STOP right now and think of that story you tell friends or co-workers. You know, the one where the WORST SHIT HAPPENED right when something was about to go amazingly. Fell off a jet ski? Had to pee right at the start of a roller coaster ride? Yeah, THOSE moments in YOUR life are the equivalent of the moments you need to write into your protagonist’s story. And things just keep going wronger each chapter.
Or hey, maybe some crazy thing went so absurdly right that it made for an excellent moment. The hacker wrecks the antagonist’s systems so hard she pranks people mid-hack…until something else goes wrong. The beastmaster faces the bad gal with a hundred people’s camera phones recording, so he makes cats dancing the only thing the crowd can get on camera mid-beast fight…until the stakes get huger ‘cause something went nuts. Like squirrels. The fuel for the everything-went-right moment could be absurdity, competence, luck, or timing. Get your characters into those scenarios and the readers will jump up and down and cheer, “Ohmygodthatdidnotjusthappen.”

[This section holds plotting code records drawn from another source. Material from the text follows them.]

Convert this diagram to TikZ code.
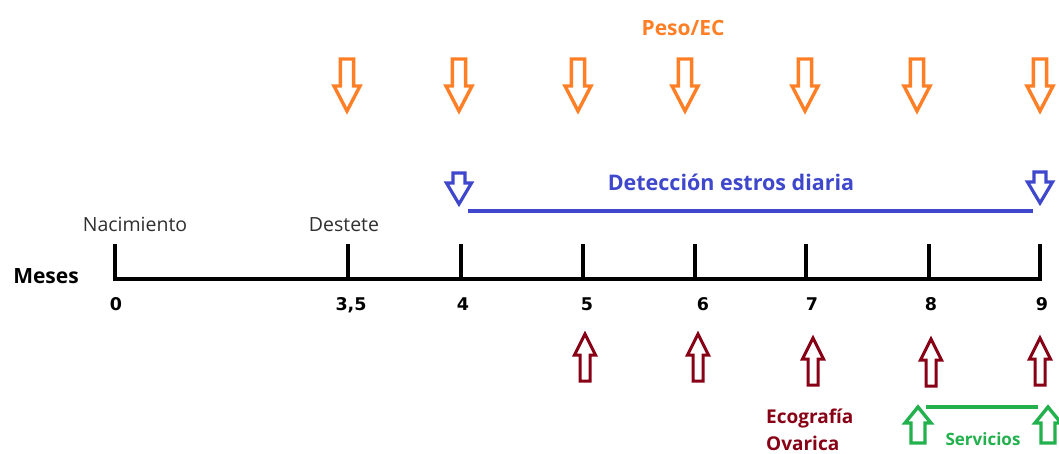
\documentclass[tikz,border=0pt]{standalone}
\usepackage{fontspec}
\setmainfont{Open Sans}
\newfontfamily\numfont{DejaVu Sans}
\definecolor{pesoorange}{HTML}{FF7F27}
\definecolor{estroblue}{HTML}{3F48CC}
\definecolor{ecored}{HTML}{880015}
\definecolor{servgreen}{HTML}{22B14C}
\definecolor{labelgray}{HTML}{303030}
\tikzset{
  % hollow block arrow: tail centre at the origin, pointing along +y
  % #1 shaft half-width, #2 head half-width, #3 shaft length, #4 total length
  pics/harrow/.style n args={4}{code={
    \draw (-#1,0) -- (#1,0) -- (#1,#3) -- (#2,#3) -- (0,#4)
          -- (-#2,#3) -- (-#1,#3) -- cycle;
    \coordinate (-tip) at (0,#4);
    \coordinate (-tail) at (0,0);
  }},
  pesoarrow/.style={draw=pesoorange, line width=3.4pt, line join=miter},
  estroarrow/.style={draw=estroblue, line width=3.2pt, line join=miter},
  ecoarrow/.style={draw=ecored, line width=3pt, line join=miter},
  servarrow/.style={draw=servgreen, line width=3.4pt, line join=miter},
  axisline/.style={draw=black, line width=4pt},
  plain/.style={font=\fontsize{19.5}{22}\selectfont, text=labelgray, anchor=base, inner sep=0pt},
  num/.style={font=\fontsize{17.5}{20}\numfont\bfseries, text=black, anchor=base, inner sep=0pt},
  boldlabel/.style={font=\fontsize{19}{22}\selectfont\bfseries, anchor=base, inner sep=0pt},
}
\begin{document}
\begin{tikzpicture}[x=1pt,y=-1pt]
\useasboundingbox[fill=white] (0,0) rectangle (1059,453);

% ---- time axis (months) ----
\coordinate (m0)  at (115,279);
\coordinate (m35) at (348,279);
\coordinate (m4)  at (460.5,279);
\coordinate (m5)  at (582.5,279);
\coordinate (m6)  at (694.5,279);
\coordinate (m7)  at (806,279);
\coordinate (m8)  at (928.5,279);
\coordinate (m9)  at (1040,279);
\draw[axisline, line cap=rect] (m0) -- (m9);
\foreach \m in {m0,m35,m4,m5,m6,m7,m8,m9}
  \draw[axisline] (\m) -- ++(0,-35);

\node[boldlabel, text=black, font=\fontsize{21}{24}\selectfont\bfseries] (meses) at (46,283) {Meses};
\node[num] (n0)  at (116,310) {0};
\node[num] (n35) at (351,310) {3,5};
\node[num] (n4)  at (463,310) {4};
\node[num] (n5)  at (587,310) {5};
\node[num] (n6)  at (703,310) {6};
\node[num] (n7)  at (812,310) {7};
\node[num] (n8)  at (931,310) {8};
\node[num] (n9)  at (1042,310) {9};

\node[plain] (nac) at (135,231) {Nacimiento};
\node[plain] (des) at (344,231) {Destete};

% ---- body weight / condition score checks ----
\node[boldlabel, text=pesoorange, font=\fontsize{21}{24}\selectfont\bfseries] (peso) at (683,35) {Peso/EC};
\foreach \x [count=\i] in {347,459,578,685,805,917,1040}
  \pic[pesoarrow] (pa\i) at (\x,59) {harrow={6.6}{13}{27}{52}};

% ---- daily heat detection ----
\pic[estroarrow] (ea1) at (459,173) {harrow={6}{12.5}{10}{31}};
\pic[estroarrow] (ea2) at (1040,172) {harrow={6}{12.5}{10}{31}};
\draw[estroblue, line width=4pt] ([shift={(9,7)}]ea1-tip) -- ([shift={(-7,8)}]ea2-tip);
\node[boldlabel, text=estroblue, font=\fontsize{21.5}{24}\selectfont\bfseries] (estro) at (731,190) {Detección estros diaria};

% ---- ovarian ultrasound ----
\foreach \x/\y [count=\i] in {585/381,698/381,813/385,931/386,1040/385}
  \pic[ecoarrow, yscale=-1] (ua\i) at (\x,\y) {harrow={5}{10.5}{26}{47}};
\node[boldlabel, text=ecored, anchor=base west] (eco1) at (766,423) {Ecografía};
\node[boldlabel, text=ecored, anchor=base west] (eco2) at (766,450) {Ovarica};

% ---- services ----
\pic[servarrow, yscale=-1] (sa1) at (918,443) {harrow={7}{13}{20}{36}};
\pic[servarrow, yscale=-1] (sa2) at (1048,443) {harrow={7}{13}{20}{36}};
\draw[servgreen, line width=3.5pt] ([shift={(8,0)}]sa1-tip) -- ([shift={(-10,0)}]sa2-tip);
\node[boldlabel, text=servgreen, font=\fontsize{17}{19}\selectfont\bfseries] (serv) at (983,445) {Servicios};
\end{tikzpicture}
\end{document}
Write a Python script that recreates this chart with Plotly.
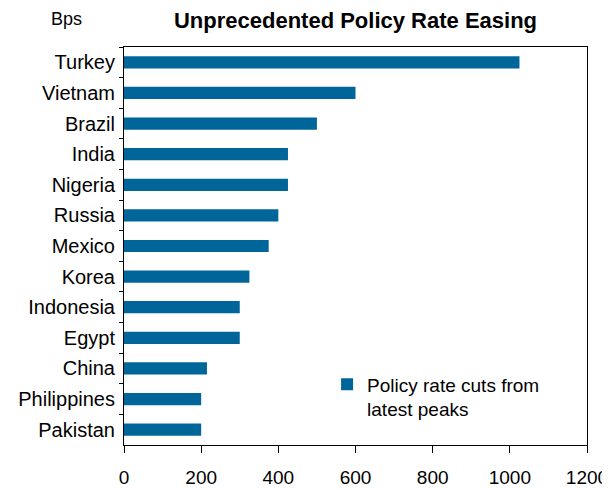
import plotly.graph_objects as go

countries = ["Turkey", "Vietnam", "Brazil", "India", "Nigeria", "Russia", "Mexico",
             "Korea", "Indonesia", "Egypt", "China", "Philippines", "Pakistan"]
cuts_bps = [1025, 600, 500, 425, 425, 400, 375, 325, 300, 300, 215, 200, 200]
x_ticks = [0, 200, 400, 600, 800, 1000, 1200]
series_name = "Policy rate cuts from<br>latest peaks"
title_text = "<b>Unprecedented Policy Rate Easing</b>"
unit_label = "Bps"

FONT = "Liberation Sans, Arial, sans-serif"

fig = go.Figure()
fig.add_trace(go.Bar(
    x=cuts_bps, y=countries, orientation="h",
    marker=dict(color="#006699", line=dict(width=0)),
    width=0.4, name=series_name, showlegend=True,
))

# page body has an 8px margin; margins compensate so the plot sits at 124..587 x 47..445
fig.update_layout(
    width=610, height=490,
    margin=dict(l=116, r=31, t=39, b=53, autoexpand=False),
    paper_bgcolor="white", plot_bgcolor="white",
    font=dict(family=FONT, size=19, color="black"),
    title=dict(text=title_text, x=0.5, xref="paper", xanchor="center",
               y=1 - 12 / 490, yanchor="middle",
               font=dict(family=FONT, size=22, color="black")),
    showlegend=True,
    legend=dict(x=0.4386, y=0.20, xanchor="left", yanchor="top",
                bgcolor="rgba(0,0,0,0)", borderwidth=0,
                font=dict(family=FONT, size=19, color="black"),
                valign="top", tracegroupgap=0),
    bargap=0.6,
)

fig.update_xaxes(
    range=[0, 1200], tickvals=x_ticks, ticktext=[str(v) for v in x_ticks],
    showline=True, linecolor="black", linewidth=1, mirror=True,
    ticks="outside", ticklen=7, tickcolor="black", tickwidth=1,
    showgrid=False, zeroline=False, automargin=False, ticklabelstandoff=8,
    tickfont=dict(family=FONT, size=19, color="black"),
)
fig.update_yaxes(
    categoryorder="array", categoryarray=countries, autorange="reversed",
    showline=True, linecolor="black", linewidth=1, mirror=True,
    ticks="outside", ticklen=4, tickcolor="black", tickwidth=1,
    tickson="boundaries", showgrid=False, zeroline=False, automargin=False,
    ticklabelstandoff=4,
    tickfont=dict(family=FONT, size=20, color="black"),
)

fig.add_annotation(text=unit_label, xref="paper", yref="paper",
                   x=(49 - 124) / 463, y=(445 - 19) / 398,
                   xanchor="left", yanchor="middle", showarrow=False,
                   font=dict(family=FONT, size=18, color="black"))

fig.write_html("out.html")
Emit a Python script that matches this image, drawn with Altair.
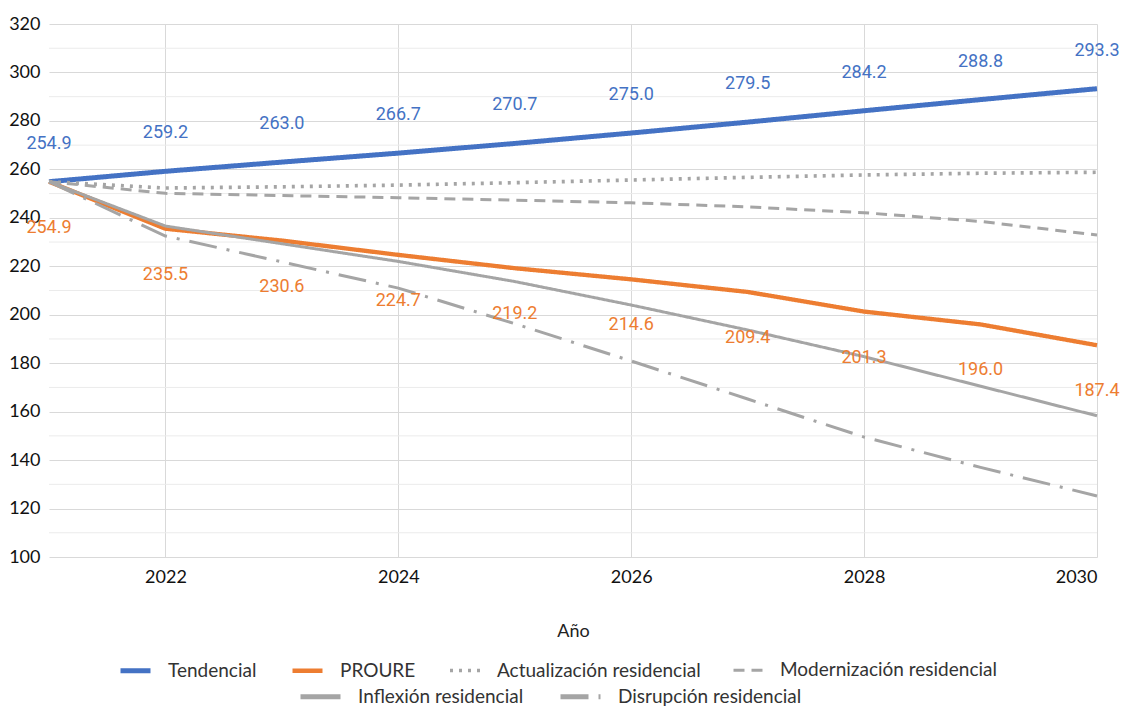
import altair as alt
import pandas as pd

# ---- data ----
years = [2021, 2022, 2023, 2024, 2025, 2026, 2027, 2028, 2029, 2030]
tendencial = [254.9, 259.2, 263.0, 266.7, 270.7, 275.0, 279.5, 284.2, 288.8, 293.3]
proure = [254.9, 235.5, 230.6, 224.7, 219.2, 214.6, 209.4, 201.3, 196.0, 187.4]
actualizacion = [254.9, 252.3, 252.8, 253.5, 254.5, 255.6, 256.7, 257.7, 258.4, 258.8]
modernizacion = [254.9, 250.1, 249.2, 248.3, 247.3, 246.2, 244.5, 242.1, 238.5, 232.9]
inflexion = [254.9, 236.6, 229.3, 222.0, 213.7, 204.0, 193.7, 182.7, 170.5, 158.3]
disrupcion = [254.9, 232.5, 221.8, 211.0, 196.3, 180.9, 165.2, 149.5, 137.0, 125.2]

names_a = ["Tendencial", "PROURE", "Actualización residencial", "Modernización residencial"]
names_b = ["Inflexión residencial", "Disrupción residencial"]
x_ticks = [2022, 2024, 2026, 2028, 2030]
y_ticks = [100, 120, 140, 160, 180, 200, 220, 240, 260, 280, 300, 320]
y_minor = [110, 130, 150, 170, 190, 210, 230, 250, 270, 290, 310]

series_a = [tendencial, proure, actualizacion, modernizacion]
series_b = [inflexion, disrupcion]

df_a = pd.DataFrame([
    {"anio": y, "valor": v, "serie": n, "orden": i}
    for i, (n, vals) in enumerate(zip(names_a, series_a))
    for y, v in zip(years, vals)
])
df_b = pd.DataFrame([
    {"anio": y, "valor": v, "serie2": n, "orden": i}
    for i, (n, vals) in enumerate(zip(names_b, series_b))
    for y, v in zip(years, vals)
])
df_t = pd.DataFrame({"anio": years, "valor": tendencial})
df_p = pd.DataFrame({"anio": years, "valor": proure})
df_minor = pd.DataFrame({"valor": y_minor})

FONT_AX = "Lato"
FONT_LBL = "Roboto"

x_scale = alt.Scale(domain=[2021, 2030], nice=False, zero=False)
y_scale = alt.Scale(domain=[100, 320], nice=False, zero=False)

x_axis = alt.Axis(values=x_ticks, format="d", title="Año", grid=True,
                  gridColor="#D9D9D9", gridWidth=1, domain=False, ticks=False,
                  labelPadding=11, labelFont=FONT_AX, labelFontSize=18,
                  labelColor="#111111", titleFont=FONT_AX, titleFontSize=18,
                  titleFontWeight="normal", titleColor="#222222", titlePadding=36)
y_axis = alt.Axis(values=y_ticks, title=None, grid=True, gridColor="#D9D9D9",
                  gridWidth=1, domain=False, ticks=False, labelPadding=9,
                  labelFont=FONT_AX, labelFontSize=18, labelColor="#111111",
                  minExtent=36, maxExtent=36)

x_enc = alt.X("anio:Q", scale=x_scale, axis=x_axis)
y_enc = alt.Y("valor:Q", scale=y_scale, axis=y_axis)

minor = alt.Chart(df_minor).mark_rule(color="#EBEBEB", strokeWidth=1).encode(
    y=y_enc
)

legend_common = dict(
    orient="none", direction="horizontal", title=None, symbolType="stroke",
    symbolStrokeWidth=5, labelFont=FONT_AX, labelFontSize=19,
    labelColor="#333333", labelOffset=15, columnPadding=26, padding=0,
    labelLimit=0,
)

lines_a = alt.Chart(df_a).mark_line(strokeCap="butt").encode(
    x=x_enc, y=y_enc,
    color=alt.Color("serie:N",
                    scale=alt.Scale(domain=names_a,
                                    range=["#4472C4", "#ED7D31", "#A5A5A5", "#A5A5A5"]),
                    legend=alt.Legend(legendX=69, legendY=629, symbolSize=900,
                                      **legend_common)),
    strokeDash=alt.StrokeDash("serie:N",
                              scale=alt.Scale(domain=names_a,
                                              range=[[1, 0], [1, 0], [3, 6], [11, 7]]),
                              legend=alt.Legend(legendX=69, legendY=629, symbolSize=900,
                                                **legend_common)),
    strokeWidth=alt.StrokeWidth("serie:N",
                                scale=alt.Scale(domain=names_a, range=[5, 3, 3, 3]),
                                legend=None),
    order=alt.Order("orden:Q"),
)

lines_b = alt.Chart(df_b).mark_line(strokeCap="butt", strokeWidth=3).encode(
    x=x_enc, y=y_enc,
    color=alt.Color("serie2:N",
                    scale=alt.Scale(domain=names_b, range=["#A5A5A5", "#A5A5A5"]),
                    legend=alt.Legend(legendX=249, legendY=650, symbolSize=1600,
                                      **legend_common)),
    strokeDash=alt.StrokeDash("serie2:N",
                              scale=alt.Scale(domain=names_b,
                                              range=[[1, 0], [28, 10, 3, 10]]),
                              legend=alt.Legend(legendX=249, legendY=650, symbolSize=1600,
                                                **legend_common)),
)

lbl_t = alt.Chart(df_t).mark_text(
    font=FONT_LBL, fontSize=18, color="#4472C4", dy=-38, baseline="middle", align="center"
).encode(x=x_enc, y=y_enc, text=alt.Text("valor:Q", format=".1f"))

lbl_p = alt.Chart(df_p).mark_text(
    font=FONT_LBL, fontSize=18, color="#ED7D31", dy=46, baseline="middle", align="center"
).encode(x=x_enc, y=y_enc, text=alt.Text("valor:Q", format=".1f"))

chart = alt.layer(minor, lines_a, lines_b, lbl_t, lbl_p).resolve_scale(
    color="independent", strokeDash="independent", strokeWidth="independent"
).properties(
    width=1048, height=533,
    autosize=alt.AutoSizeParams(type="none"),
    padding={"left": 41, "top": 16, "right": 24, "bottom": 149},
).configure_view(stroke=None)

chart.save("out.html", embed_options={"renderer": "svg", "actions": False})
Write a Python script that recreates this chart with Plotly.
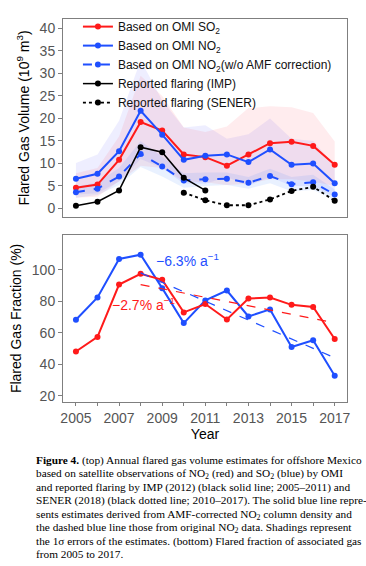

And speaking of timing, the characters’ PLANS can go wrong and still generate amazing moments because you, the writer, PLANNED the obstacles well. Readers expect things to go wrong, so choreograph your scenes and then once in a while build in a sincere reason for a thing to go wrong in a different way than what you choreographed. Did the antagonist accelerate their diabolical plot? Did another character try to help at the exact wrong time? Could someone switch sides WAY earlier for a genuine reason? Practice writing several ways the scene or the goal could go wrong and have fun changing the HOW and the WHO each time. Then you can pick from a menu of the best brain food delicacies and arrange them like a pro chef knocking down frozen pizzas for the Guinness Book of World Records.
Hey, I know I said it was a party foul, but if they’re still in their boxes and the whole kitchen is clean, then they’re edible. Heh.
Moments. We only get so many. Take the tricks here and grow your writing with ‘em! If you’re not a writer, then watch for tricks like these next time you’re reading or watching movies. Those storytellers wanted to make people’s lives better by setting up those moments. They wanted money too, but why not make it while making audiences go, “Hooooo crap that was awesome!”